By The Homestead
The Homestead’s Prevention and Early Intervention (PEI) programme currently supports over 400 children – every week - across the 6 Drop-in Centres in Woodstock, Mitchell’s Plain, Bishop Lavis, Khayelitsha and Manenberg.
The programme focuses on traumatised children from dysfunctional families, children who drop out of school, those who fall into substance abuse and are a high risk behaviour. Eventually, they move permanently out onto the street. The children living, working and begging on the street need consistent family and community-level support if they are to successfully transition back home and to school.
Children with disadvantaged family status, in violent dysfunctional communities and who suffer from chronic neglect, physical and mental abuse and exploitation will end up on the street if they do not get harm-reduction support.
Vulnerable community children continue to fall through the gaps and need to be identified, assessed and referred when necessary to statutory services and support.Community children, who are in need of care and protection, often do not need to be removed from their families if they can get the right support and development.
The purpose of the programme is to create an effective link between statutory services and the most vulnerable community children by completing formal assessments, therapeutic, care plans and referral services to ensure children either get the care and protection they need or the support they need to stay with their families.
The programme also provides daily case management of vulnerable children that reduces the number of children failing out of family and school life, by developing resilience to domestic problems, abuse, community violence, substance abuse, negative behaviour issues and gangsterism. It also provides vulnerable children with access to a safe consistent space and family preservation, school attendance, school aftercare, crisis intervention, nutritional, life-skill, development and therapeutic support services, including holiday programmes.
The programme aims to empower children and their families with the knowledge and skills they need to cope with their issues by offering community awareness programmes, family support and parental development and training programmes, as well as brokering links between the family and the services they need.

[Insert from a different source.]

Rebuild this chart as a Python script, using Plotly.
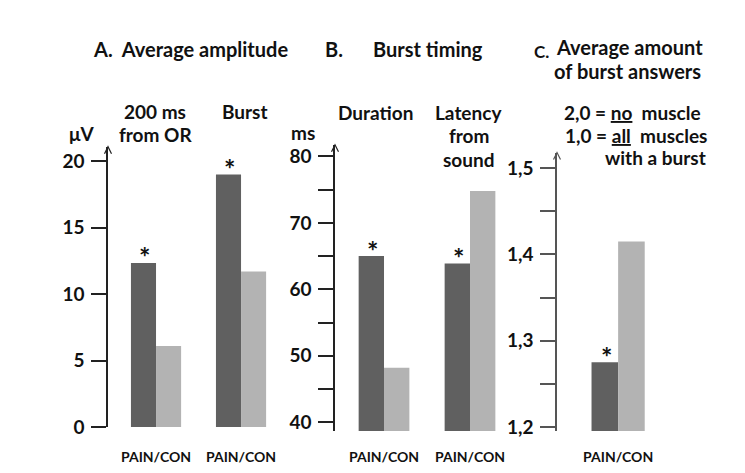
import plotly.graph_objects as go

W, H = 745, 473
XOFF = 8  # horizontal page body margin
FW, FH = W - XOFF, H
YOFF = 6  # vertical text metric correction

# ---- data ----
cats_a = ["200 ms", "Burst"]
pain_a = [12.35, 19.0]
con_a = [6.1, 11.7]

cats_b = ["Duration", "Latency"]
pain_b = [65.0, 63.9]
con_b = [48.2, 74.8]

cats_c = ["Answers"]
pain_c = [1.275]
con_c = [1.415]

xlabel = "PAIN/CON"
ticks_a = [0, 5, 10, 15, 20]
ticks_b = [40, 45, 50, 55, 60, 65, 70, 75, 80]
ticks_b_text = ["40", "", "50", "", "60", "", "70", "", "80"]
ticks_c = [1.2, 1.25, 1.3, 1.35, 1.4, 1.45, 1.5]
ticks_c_text = ["1,2", "", "1,3", "", "1,4", "", "1,5"]

DARK = "#606060"
LIGHT = "#b3b3b3"
FONT = "Lato"


def px(x):
    return (x - XOFF) / FW


def py(y):
    return 1 - y / FH


fig = go.Figure()

panels = [
    ("x", "y", cats_a, pain_a, con_a),
    ("x2", "y2", cats_b, pain_b, con_b),
    ("x3", "y3", cats_c, pain_c, con_c),
]
for xa, ya, cats, p, c in panels:
    fig.add_trace(go.Bar(x=cats, y=p, marker=dict(color=DARK, line=dict(width=0)),
                         xaxis=xa, yaxis=ya, showlegend=False))
    fig.add_trace(go.Bar(x=cats, y=c, marker=dict(color=LIGHT, line=dict(width=0)),
                         xaxis=xa, yaxis=ya, showlegend=False))

tickfont = dict(family=FONT, size=19, color="#111", weight=700)
xfont = dict(family=FONT, size=14, color="#111", weight=700)


def xaxis(domain, rng, anchor, cats, tl):
    return dict(domain=domain, range=rng, anchor=anchor, showline=False,
                showgrid=False, zeroline=False, ticks="outside", ticklen=tl,
                tickcolor="rgba(0,0,0,0)", tickfont=xfont,
                tickmode="array", tickvals=cats, ticktext=[xlabel] * len(cats),
                fixedrange=True)


def yaxis(domain, rng, anchor, tv, tt, color):
    return dict(domain=domain, range=rng, anchor=anchor, showline=True,
                linecolor=color, linewidth=1.5, showgrid=False, zeroline=False,
                ticks="outside", ticklen=15, tickwidth=1.5, tickcolor=color,
                tickmode="array", tickvals=tv, ticktext=tt, tickfont=tickfont,
                ticklabelstandoff=3)


fig.update_layout(
    width=FW, height=FH, margin=dict(l=0, r=0, t=0, b=0),
    plot_bgcolor="white", paper_bgcolor="white",
    barmode="group", bargap=0.41, bargroupgap=0,
    xaxis=xaxis([px(108), px(290)], [-0.565, 1.576], "y", cats_a, 17),
    yaxis=yaxis([py(429), py(142)], [0, 21.1], "x", ticks_a,
                [str(v) for v in ticks_a], "#222"),
    xaxis2=xaxis([px(335), px(513)], [-0.57, 1.5], "y2", cats_b, 13),
    yaxis2=yaxis([py(433), py(140)], [38.68, 81.76], "x2", ticks_b,
                 ticks_b_text, "#222"),
    xaxis3=xaxis([px(557), px(720)], [-0.678, 1.13], "y3", cats_c, 13),
    yaxis3=yaxis([py(433), py(148)], [1.1955, 1.518], "x3", ticks_c,
                 ticks_c_text, "#555"),
)

# arrowheads at top of y axes
for xdom, ytop, col in [(108, 142, "#222"), (335, 140, "#222"), (557, 148, "#555")]:
    fig.add_shape(type="path", xref="paper", yref="paper",
                  xsizemode="pixel", ysizemode="pixel",
                  xanchor=px(xdom), yanchor=py(ytop),
                  path="M -3.5,-7 L 0,0 L 3.5,-7",
                  line=dict(color=col, width=1.2))

# significance asterisks above PAIN bars
for xa, ya, cats, p in [("x", "y", cats_a, pain_a), ("x2", "y2", cats_b, pain_b),
                        ("x3", "y3", cats_c, pain_c)]:
    for cat, v in zip(cats, p):
        fig.add_annotation(x=cat, y=v, xref=xa, yref=ya, text="*",
                           showarrow=False, xshift=-12, yanchor="middle", yshift=6,
                           font=dict(family=FONT, size=27, color="#111", weight=700))


def label(text, x, y, size=19):
    fig.add_annotation(x=px(x), y=py(y - YOFF), xref="paper", yref="paper", text=text,
                       showarrow=False, xanchor="center", yanchor="middle",
                       font=dict(family=FONT, size=size, color="#111", weight=700))


label("A.&nbsp;&nbsp;Average amplitude", 190.5, 48, size=20)
label("B.", 334, 48, size=20)
label("Burst timing", 427.5, 48, size=20)
label("C.", 541, 51, size=17)
label("Average amount", 629.5, 46, size=20)
label("of burst answers", 627, 71, size=20)

label("200 ms", 155, 112)
label("from OR", 155.5, 136)
label("Burst", 244.5, 112)
label("μV", 81, 134)
label("ms", 303, 133)
label("Duration", 375, 113)
label("Latency", 468.5, 113)
label("from", 468.5, 137)
label("sound", 468.5, 161)

label("2,0 = <u>no</u>&nbsp;&nbsp;muscle", 632, 113)
label("1,0 = <u>all</u>&nbsp;&nbsp;muscles", 636, 137)
label("with a burst", 655, 159)

fig.write_html("out.html")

Children are formally assessed and each child has an Individual Development Plan ensuring they and their families get the support, intervention and skills needed for them to stay at home and school. It has become noticeable that the children attending these projects are in obvious better health, are more stable, remain at home and are more successful at school.
Parents, who previously had neglected their children, are now more willing to participate in training opportunities, be referred to and supported in rehab and other services and, equipped with the necessary skills and support, engage constructively in the care of their own children.
What a parent had to say about a Homestead Drop-in Centre:
“To me, The Homestead is a place that helps me with my child. Homestead has supported me where I have failed and provided my child with the required security. The parent workshop, offered by the Homestead, has provided me with the necessary tools and helped me to take care of my child. If it was not for the Homestead, I would not have been able to be the best parent I can be. I can clearly see the difference since The Homestead came into my child’s life - it is greatly appreciated! The Homestead gathers our children, making them feel at home and safe.”
The local community and schools are now able to refer children in need of care and protection to the Homestead instead of these children falling out of school and moving onto the street.